Classification accuracy comparison (\(\varepsilon=1\) / \(\varepsilon=10\)):

Method MNIST FMNIST CelebA-H CelebA-G
DP-GAN 0.404/0.801 0.105/0.610 0.533/0.521 0.345/0.392
GS-WGAN 0.143/0.808 0.166/0.658 0.590/0.614 0.420/0.523
DPGEN 0.905/0.936 0.828/0.878 0.700/0.884 0.661/0.815
DP-DM (Pre-trained) 0.952/0.981 0.794/0.862 N/A N/A
DP-SAD 0.962/0.976 0.844/0.896 0.915/0.928 0.826/0.841

Ablation Study

Impact of structural coefficient \(\lambda\) (CelebA, \(\varepsilon=10\)):

\(\lambda\) 0.0 0.2 0.5 1.0 2.0 4.0
FID ↓ 14.63 13.41 12.38 11.68 12.11 13.55
IS ↑ 2.12 2.18 2.26 2.37 2.35 2.31

Impact of timestep \(T\): As \(T\) increases, IS steadily rises and FID consistently decreases, verifying the effectiveness of timestep dilution of DP noise. In experiments, \(T=500\) is selected to balance efficiency and quality.

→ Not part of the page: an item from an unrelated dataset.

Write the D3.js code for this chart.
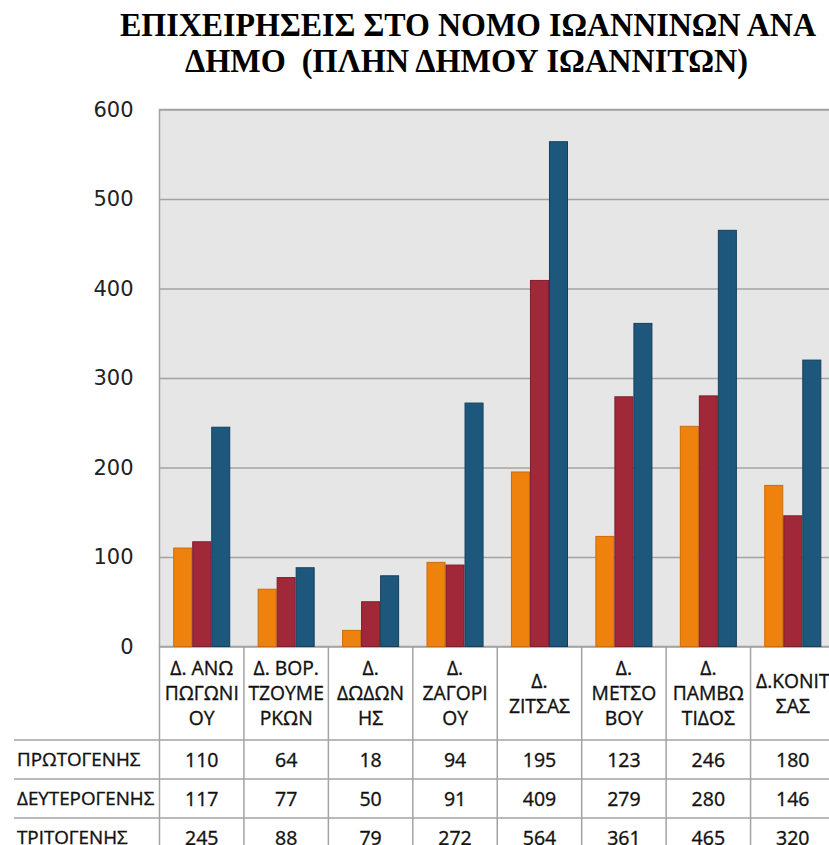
<!DOCTYPE html>
<html>
<head>
<meta charset="utf-8">
<script src="https://cdn.jsdelivr.net/npm/d3@7"></script>
<style>
  body { margin: 0; background: #fff; }
  svg { display: block; }
</style>
</head>
<body>
<div id="chart"></div>
<script>
var vWidth = 829;
var vHeight = 845;

// Data
var categoryLines = [
    ["Δ. ΑΝΩ", "ΠΩΓΩΝΙ", "ΟΥ"],
    ["Δ. ΒΟΡ.", "ΤΖΟΥΜΕ", "ΡΚΩΝ"],
    ["Δ.", "ΔΩΔΩΝ", "ΗΣ"],
    ["Δ.", "ΖΑΓΟΡΙ", "ΟΥ"],
    ["Δ.", "ΖΙΤΣΑΣ"],
    ["Δ.", "ΜΕΤΣΟ", "ΒΟΥ"],
    ["Δ.", "ΠΑΜΒΩ", "ΤΙΔΟΣ"],
    ["Δ.ΚΟΝΙΤ", "ΣΑΣ"]
];
var categories = categoryLines.map(l => l.join(" "));
var seriesNames = ["ΠΡΩΤΟΓΕΝΗΣ", "ΔΕΥΤΕΡΟΓΕΝΗΣ", "ΤΡΙΤΟΓΕΝΗΣ"];
var primary   = [110, 64, 18, 94, 195, 123, 246, 180];
var secondary = [117, 77, 50, 91, 409, 279, 280, 146];
var tertiary  = [245, 88, 79, 272, 564, 361, 465, 320];
var yTicks = [0, 100, 200, 300, 400, 500, 600];
var titleLines = ["ΕΠΙΧΕΙΡΗΣΕΙΣ ΣΤΟ ΝΟΜΟ ΙΩΑΝΝΙΝΩΝ ΑΝΑ", "ΔΗΜΟ  (ΠΛΗΝ ΔΗΜΟΥ ΙΩΑΝΝΙΤΩΝ)"];

var seriesValues = [primary, secondary, tertiary];
var fills = ["#EF820C", "#A02838", "#1D587C"];
var strokes = ["#C86C0C", "#7C1E2C", "#143F5C"];

// plot area
var pLeft = 159.5, pRight = 835, pTop = 109.5, pBottom = 646.5;
var gridColor = "#A3A3A3";

var svg = d3.select("#chart")
    .append("svg")
    .attr("width", vWidth)
    .attr("height", vHeight);

var x0 = d3.scaleBand().domain(categories).range([pLeft, pRight]).padding(0);
var x1 = d3.scaleBand().domain(seriesNames).range([0, x0.bandwidth()])
    .paddingInner(0).paddingOuter(0.72);
var y = d3.scaleLinear().domain([0, 600]).range([pBottom, pTop]);

// title
svg.append("g").selectAll("text")
    .data(titleLines)
    .enter().append("text")
    .attr("x", (d, i) => i === 0 ? 120 : 185)
    .attr("y", (d, i) => i === 0 ? 36 : 72)
    .attr("textLength", (d, i) => i === 0 ? 696 : 563)
    .attr("lengthAdjust", "spacingAndGlyphs")
    .attr("font-family", "'Liberation Serif', 'Times New Roman', serif")
    .attr("font-weight", "bold")
    .attr("font-size", 33)
    .attr("fill", "#000")
    .style("white-space", "pre")
    .text(d => d);

// plot background
svg.append("rect")
    .attr("x", pLeft).attr("y", pTop)
    .attr("width", pRight - pLeft).attr("height", pBottom - pTop)
    .attr("fill", "#E6E6E6")
    .attr("stroke", gridColor)
    .attr("stroke-width", 1.5);

// gridlines + y labels
var yAxis = d3.axisLeft(y).tickValues(yTicks).tickSize(-(pRight - pLeft)).tickPadding(26);
var ga = svg.append("g")
    .attr("transform", "translate(" + pLeft + ",0)")
    .call(yAxis);
ga.select(".domain").remove();
ga.selectAll(".tick line").attr("stroke", gridColor).attr("stroke-width", 1.5);
ga.selectAll(".tick text")
    .attr("font-family", "'DejaVu Sans', sans-serif")
    .attr("font-size", 21)
    .attr("fill", "#222");

// bars
var groups = svg.append("g").selectAll("g")
    .data(categories)
    .enter().append("g")
    .attr("transform", d => "translate(" + x0(d) + ",0)");

groups.selectAll("rect")
    .data((d, i) => seriesNames.map((s, j) => ({ s: s, j: j, v: seriesValues[j][i] })))
    .enter().append("rect")
    .attr("x", d => x1(d.s) + 0.5)
    .attr("y", d => y(d.v))
    .attr("width", x1.bandwidth() - 1)
    .attr("height", d => y(0) - y(d.v))
    .attr("fill", d => fills[d.j])
    .attr("stroke", d => strokes[d.j])
    .attr("stroke-width", 1);

// data table
var headerBottom = 740;
var rowH = 39;
var table = svg.append("g");
var fontTable = "'Open Sans', sans-serif";

// vertical lines
table.selectAll("line.v")
    .data(categories.concat(["end"]))
    .enter().append("line")
    .attr("class", "v")
    .attr("x1", (d, i) => pLeft + i * x0.step())
    .attr("x2", (d, i) => pLeft + i * x0.step())
    .attr("y1", pBottom)
    .attr("y2", vHeight)
    .attr("stroke", gridColor)
    .attr("stroke-width", 1.5);

// horizontal lines
table.selectAll("line.h")
    .data(seriesNames)
    .enter().append("line")
    .attr("class", "h")
    .attr("x1", 14)
    .attr("x2", pRight)
    .attr("y1", (d, i) => headerBottom + i * rowH)
    .attr("y2", (d, i) => headerBottom + i * rowH)
    .attr("stroke", gridColor)
    .attr("stroke-width", 1.5);

// header labels
var heads = table.selectAll("text.head")
    .data(categoryLines)
    .enter().append("text")
    .attr("class", "head")
    .attr("text-anchor", "middle")
    .attr("font-family", fontTable)
    .attr("font-size", 19.3)
    .attr("fill", "#111")
    .attr("stroke", "#111")
    .attr("stroke-width", 0.35)
    .attr("transform", (d, i) => "translate(" + (x0(categories[i]) + x0.bandwidth() / 2) + "," +
        ((pBottom + headerBottom) / 2 - (d.length - 1) * 12.5) + ")");

heads.selectAll("tspan")
    .data(d => d)
    .enter().append("tspan")
    .attr("x", 0)
    .attr("y", (d, i) => i * 25)
    .attr("dy", "0.36em")
    .text(d => d);

// row labels and values
var rows = table.selectAll("g.row")
    .data(seriesNames)
    .enter().append("g")
    .attr("class", "row")
    .attr("transform", (d, i) => "translate(0," + (headerBottom + i * rowH + rowH / 2) + ")");

rows.append("text")
    .attr("x", 17)
    .attr("dy", "0.36em")
    .attr("font-family", fontTable)
    .attr("font-size", 18.8)
    .attr("fill", "#111")
    .attr("stroke", "#111")
    .attr("stroke-width", 0.35)
    .text(d => d);

rows.selectAll("text.val")
    .data((d, i) => seriesValues[i].map((v, k) => ({ v: v, c: categories[k] })))
    .enter().append("text")
    .attr("class", "val")
    .attr("x", d => x0(d.c) + x0.bandwidth() / 2)
    .attr("dy", "0.36em")
    .attr("text-anchor", "middle")
    .attr("font-family", fontTable)
    .attr("font-size", 19.5)
    .attr("fill", "#111")
    .attr("stroke", "#111")
    .attr("stroke-width", 0.35)
    .text(d => d.v);
</script>
</body>
</html>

Ablation on model conditioning: The combination of student conditioning + discriminator conditioning yields the best performance.

Key Findings

  • No pre-training required while still outperforming the pre-trained DP-LDM (FID: 11.26 vs 14.30), demonstrating the strength of the proposed method itself.
  • Outperforms other training-from-scratch methods by at least 16 percentage points on complex tasks (CelebA, \(\varepsilon=1\)).
  • Increasing \(T\) acts as a "free" means to improve the privacy-utility trade-off—improving generation quality without exhausting more privacy budget.
  • The method permits a small batch size + large \(T\) instead of a large batch size, enabling training in resource-constrained scenarios.

Highlights & Insights

  1. A New Utility for Diffusion Timesteps: This is the first work to discover and utilize diffusion timesteps to dilute the impact of DP noise, establishing a novel connection between diffusion model architecture and privacy protection.
  2. Rigorous Privacy Proofs: Provides a complete privacy bound analysis using Rényi DP and the Gaussian mechanism.
  3. High Practicality: Does not require large-scale pre-training datasets and supports resource-constrained scenarios.
  4. Gradient Chain Rule + Post-Processing: Cleverly exploits the post-processing property of DP to reduce noise injection into model parameter gradients.

Limitations & Future Work

  • The teacher model is trained on private data without protection—although not released, it poses a potential risk.
  • Validated only on relatively low resolutions (32x32, 64x64); the performance on high resolutions remains unknown.
  • Requires an additional clustering step (MoCo + k-means) for unlabeled data.
  • A gap may exist between the theoretical privacy bound and the actual level of privacy protection.

Rating

  • Novelty: ⭐⭐⭐⭐ — The idea of timestep dilution of DP noise is novel, and the adversarial distillation framework is well-designed.
  • Practicality: ⭐⭐⭐⭐ — Non-reliance on pre-training, support for resource-constrained scenarios, SOTA performance.
  • Experimental Thoroughness: ⭐⭐⭐⭐ — 11 baselines, 3 datasets, and thorough ablation analyses.
  • Writing Quality: ⭐⭐⭐⭐ — Rigorous theoretical derivation and complete privacy analysis, though the writing could be more concise.